In regards to such agreements, it seems that no matter how noble and exceptional the original agreement (with the exception of the Montreal Protocol) it seems that proper implementation of these agreements fail. see; Kyoto Accord, see; hundreds of unfulfilled UN resolutions, etc.
But one step better than enforcing the terms and conditions of globalization’s international trade agreements, would be to have ‘Interdependence’ become the new catchword thereby superceding (Canadian spelling) Globalization.
Civilization must always advance.
That doesn’t mean that gadgets become more sophisticated (although some might think that’s the whole point of it) what it means is that our thinking must advance — all those shiny gadgets are merely a consequence of that higher thinking, not the purpose of it.
Our thinking about governance could move forward by a quantum leap if we’re advanced enough to grasp it.
Globalization = The ability to dump our goods in other countries and get loot for it, is one thing.
Interdependence = Ongoing, engineered agreements between nations (bilateral, trilateral, multi-lateral, as the case may be) where each agreement must result in a ‘Win-Win’ for each of the participant nations or there’s no signing ceremony.

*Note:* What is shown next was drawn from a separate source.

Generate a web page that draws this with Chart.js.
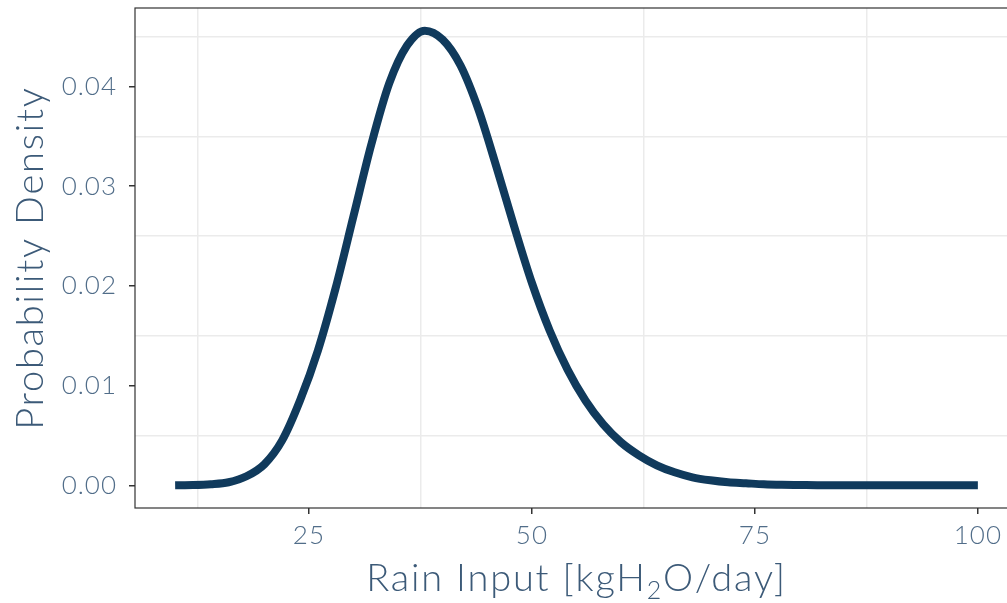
<!DOCTYPE html>
<html>
<head>
<meta charset="utf-8">
<title>Rain input density</title>
<script src="https://cdn.jsdelivr.net/npm/chart.js@4.4.1/dist/chart.umd.min.js"></script>
<style>
  html, body { margin: 0; padding: 0; background: #fff; overflow: hidden; }
  #chart { display: block; }
</style>
</head>
<body>
<canvas id="chart" width="1025" height="603"></canvas>
<script>
// density curve, sampled every 2 kgH2O/day
const rainInput = [10, 12, 14, 16, 18, 20, 22, 24, 26, 28, 30, 32, 34, 36, 38, 40, 42, 44, 46, 48,
                   50, 52, 54, 56, 58, 60, 62, 64, 66, 68, 70, 72, 74, 76, 78, 80, 82, 84, 86, 88,
                   90, 92, 94, 96, 98, 100];
const density = [0, 0.00002, 0.0001, 0.0003, 0.0009, 0.0021, 0.0045, 0.0085, 0.0135, 0.0198,
                 0.0270, 0.0342, 0.0403, 0.0441, 0.0456, 0.0447, 0.0421, 0.0377, 0.0320, 0.0260,
                 0.0203, 0.0155, 0.0116, 0.0085, 0.0061, 0.0043, 0.0030, 0.0020, 0.0013, 0.0008,
                 0.0005, 0.0003, 0.0002, 0.0001, 0.00005, 0.00003, 0.00001, 0, 0, 0,
                 0, 0, 0, 0, 0, 0];

// axis ticks (labelled) and the lighter in-between grid lines
const xTicks = [25, 50, 75, 100];
const xMinor = [12.5, 37.5, 62.5, 87.5];
const yTicks = [0, 0.01, 0.02, 0.03, 0.04];
const yMinor = [0.005, 0.015, 0.025, 0.035, 0.045];

const xTitle = ['Rain Input [kgH', '2', 'O/day]'];
const yTitle = 'Probability Density';

const FONT = 'Lato, "Open Sans", sans-serif';
const tickColor = '#516d89';
const titleColor = '#3c5a78';
const gridColor = '#ebebeb';
const axisColor = '#333333';

const points = rainInput.map((x, i) => ({ x: x, y: density[i] }));

function setTicks(major, minor) {
    return scale => {
        scale.ticks = major.concat(minor).sort((a, b) => a - b).map(v => ({ value: v }));
    };
}

const frameAndTitles = {
    id: 'frameAndTitles',
    beforeDraw(chart) {
        chart.ctx.letterSpacing = '1px';
    },
    afterDraw(chart) {
        const ctx = chart.ctx;
        const a = chart.chartArea;
        ctx.save();
        ctx.strokeStyle = axisColor;
        ctx.lineWidth = 1.2;
        ctx.strokeRect(a.left, a.top, a.right - a.left, a.bottom - a.top);

        ctx.fillStyle = titleColor;
        ctx.textBaseline = 'alphabetic';
        ctx.letterSpacing = '1.8px';

        // x title with the subscript 2
        const big = '300 38px ' + FONT;
        const small = '300 25px ' + FONT;
        ctx.font = big;
        const w0 = ctx.measureText(xTitle[0]).width;
        const w2 = ctx.measureText(xTitle[2]).width;
        ctx.font = small;
        const w1 = ctx.measureText(xTitle[1]).width;
        let x = (a.left + a.right) / 2 - (w0 + w1 + w2) / 2;
        const base = 591;
        ctx.textAlign = 'left';
        ctx.font = big;
        ctx.fillText(xTitle[0], x, base);
        x += w0;
        ctx.font = small;
        ctx.fillText(xTitle[1], x, base + 8);
        x += w1;
        ctx.font = big;
        ctx.fillText(xTitle[2], x, base);

        // y title
        ctx.translate(43, (a.top + a.bottom) / 2);
        ctx.rotate(-Math.PI / 2);
        ctx.textAlign = 'center';
        ctx.font = big;
        ctx.fillText(yTitle, 0, 0);
        ctx.restore();
    }
};

new Chart(document.getElementById('chart'), {
    type: 'line',
    data: {
        datasets: [{
            data: points,
            borderColor: '#103a5c',
            borderWidth: 8,
            borderCapStyle: 'butt',
            pointRadius: 0,
            cubicInterpolationMode: 'monotone',
            fill: false
        }]
    },
    options: {
        responsive: false,
        animation: false,
        devicePixelRatio: 1,
        layout: { padding: { top: 8, right: 7, left: 0, bottom: 0 } },
        plugins: { legend: { display: false }, tooltip: { enabled: false } },
        scales: {
            x: {
                type: 'linear',
                min: 5.5,
                max: 104.5,
                afterBuildTicks: setTicks(xTicks, xMinor),
                afterFit: s => {
                    s.height = 95;
                    s.paddingLeft = 0;
                    s.paddingRight = 0;
                },
                border: { display: false },
                grid: {
                    color: c => xMinor.includes(c.tick.value) ? gridColor : 'rgba(0,0,0,0)',
                    tickColor: c => xTicks.includes(c.tick.value) ? axisColor : 'rgba(0,0,0,0)',
                    lineWidth: 1.5,
                    tickWidth: 1.5,
                    tickLength: 6
                },
                ticks: {
                    autoSkip: false,
                    maxRotation: 0,
                    padding: 6,
                    color: tickColor,
                    font: { family: FONT, size: 26, weight: '300' },
                    callback: v => xTicks.includes(v) ? String(v) : ''
                }
            },
            y: {
                type: 'linear',
                min: -0.00228,
                max: 0.04787,
                afterBuildTicks: setTicks(yTicks, yMinor),
                afterFit: s => {
                    s.width = 135;
                    s.paddingTop = 0;
                    s.paddingBottom = 0;
                },
                border: { display: false },
                grid: {
                    color: c => yMinor.includes(c.tick.value) ? gridColor : 'rgba(0,0,0,0)',
                    tickColor: c => yTicks.includes(c.tick.value) ? axisColor : 'rgba(0,0,0,0)',
                    lineWidth: 1.5,
                    tickWidth: 1.5,
                    tickLength: 6
                },
                ticks: {
                    autoSkip: false,
                    padding: 12,
                    color: tickColor,
                    font: { family: FONT, size: 26, weight: '300' },
                    callback: v => yTicks.includes(v) ? v.toFixed(2) : ''
                }
            }
        }
    },
    plugins: [frameAndTitles]
});
</script>
</body>
</html>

Do you see the difference?
The difference is a more civilized world, fewer socio-economic problems generally and less inequality specifically, and fewer conflicts.
The reason we no longer live in trees and eat bananas is that we can grasp larger concepts; Hence, here we are, today.

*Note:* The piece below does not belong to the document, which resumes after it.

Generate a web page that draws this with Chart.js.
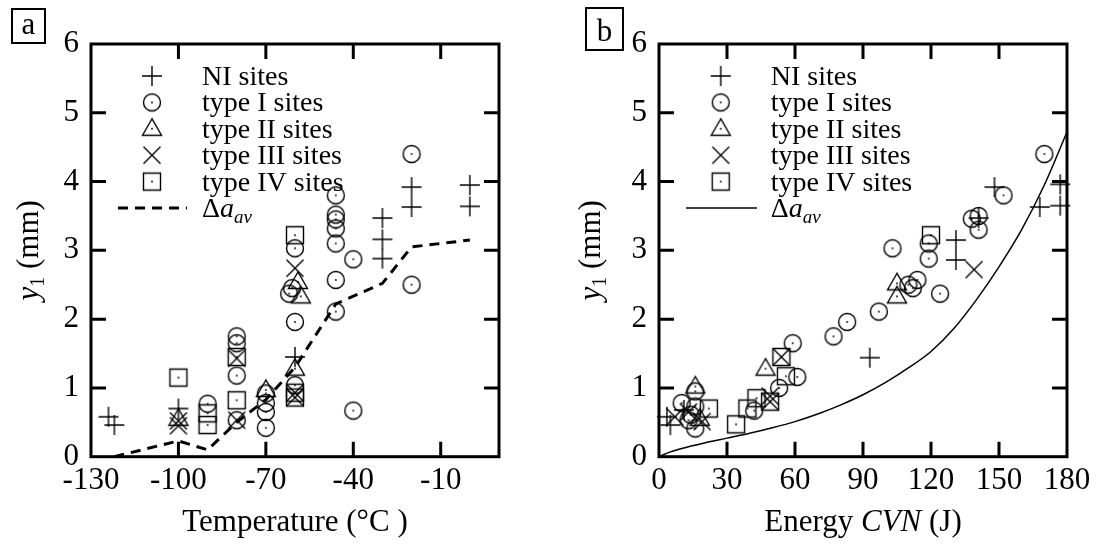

The questions; Is this it? Is this who we are? Is Globalization our highest accomplishment? Or are we a people capable of better-yet?
Time will tell.
Hitting the Right Note with Russia
Renewing Economic Ties with Russia
It may surprise some that for hundreds of years Britain enjoyed a good working relationship with Russia mainly via their respective Royal Families, and that the Allied Powers received especially valuable cooperation from the Soviet Union during WWII. And after the breakup of the Soviet Union, Britain once more enjoyed a strong relationship with Russia and it’s leaders.
All of which means, there’s no reason good enough that the UK can’t enjoy a mutually beneficial relationship with Russia. All that’s required is to hit the right note to resume that formerly beneficial relationship.
Russia has much to offer Britain — especially in light of the Brexit vote. It’s a country rich in oil and gas, metallic ores and minerals, and in forestry and agriculture. In short, all the resources that a developed nation needs.

Britain needs all these things to grow its economy. Treemap of Russia exports (2014)
But more than that, Russia is a rapidly modernizing nation with 146 million consumers who have displayed a distinct appetite for travel and for European history.
Buying massive amounts of raw resources from Russia, adding value to them, then exporting them to the global marketplace is a natural for the United Kingdom. In this way, the future of Britain would be inexorably linked to Russia and in a mutually beneficial way. As demand for value-added goods rise, so will demand for Russia’s resources.
This is the kind of symbiotic relationship that Britain must advance with Russia, as it’s the only model that is a ‘Win-Win’ for both nations.
As we’ve seen in recent decades, setting up Win-Lose paradigms eventually leads to Lose-Lose outcomes.
Therefore, Win-Win is the only acceptable course for Britain in regards to Russia.
Renewing Strategic Ties with Russia
During WWII, the level of cooperation between the former Soviet Union and Britain was at an all-time high. The Soviets lost +20 million people during the war as the Soviet Army struggled against Hitler’s Operation Barbarossa “in the largest German military operation of World War II.”
But Soviet communications with Britain were of uniformly high quality and information content, and weren’t intercepted by the Nazis as had been feared by British commanders.
The ‘Lend-Lease’ programme, created by the United States and Great Britain to assist their ally, exported aircraft, navy ships, howitzers, and ammunition to the Soviet Union in an attempt to stop Hitler’s army from taking the entire country along with its unimaginable resources.
The cooperation between the three countries during WWII was unparalleled and it worked to benefit all three nations. Millions of lives were saved (especially in Britain) due to this unprecedented arrangement.
Opportunities as Big as the Sky, Where Economic and Strategic Links Meet
It makes sense that northern nations should work together to advance security in their hemisphere, particularly among those nations that own or claim part of the Arctic Ocean and its rich resources.
It would be interesting to locate some Scottish islands where the wind blows constantly (that would be all of them) and install a couple hundred wind turbines along with housing for +3000 presently unemployed blue-collar workers, so they might smelt aluminum ore for export.
But not only aluminum, refining crude oil or making steel uses obscene amounts of electricity too. With cheap wind power located right on-site — one of the biggest production costs for smelters and refiners (energy) is lowered by half — which translates into a pricing advantage for exporters.
Working together, hundreds of billions of pounds could be unlocked to invest in Russian oil and gas, and other resources, inside Russia proper or in the Arctic Ocean.
Hundreds of billions more could build new factories in Russia, taking advantage of the lower energy, labour and regulatory costs there, which could allow Russia to duplicate the astonishing manufacturing leap made by Japan in the 1970-2000 timeframe.
If British banks are financing these operations, and British companies are part-owners with their Russian counterparts, there will be plenty of incentive on all sides to make it work. The very definition of Win-Win.
Over the next 30 years Russia could match the incredible economic leap made by Japan while Britain’s banks get to earn profit on financing that transition, and both British and Russian workers enjoy a fast-paced and profitable economy.
Isn’t that a better future for British and Russian kids than sliding backwards toward a new Cold War?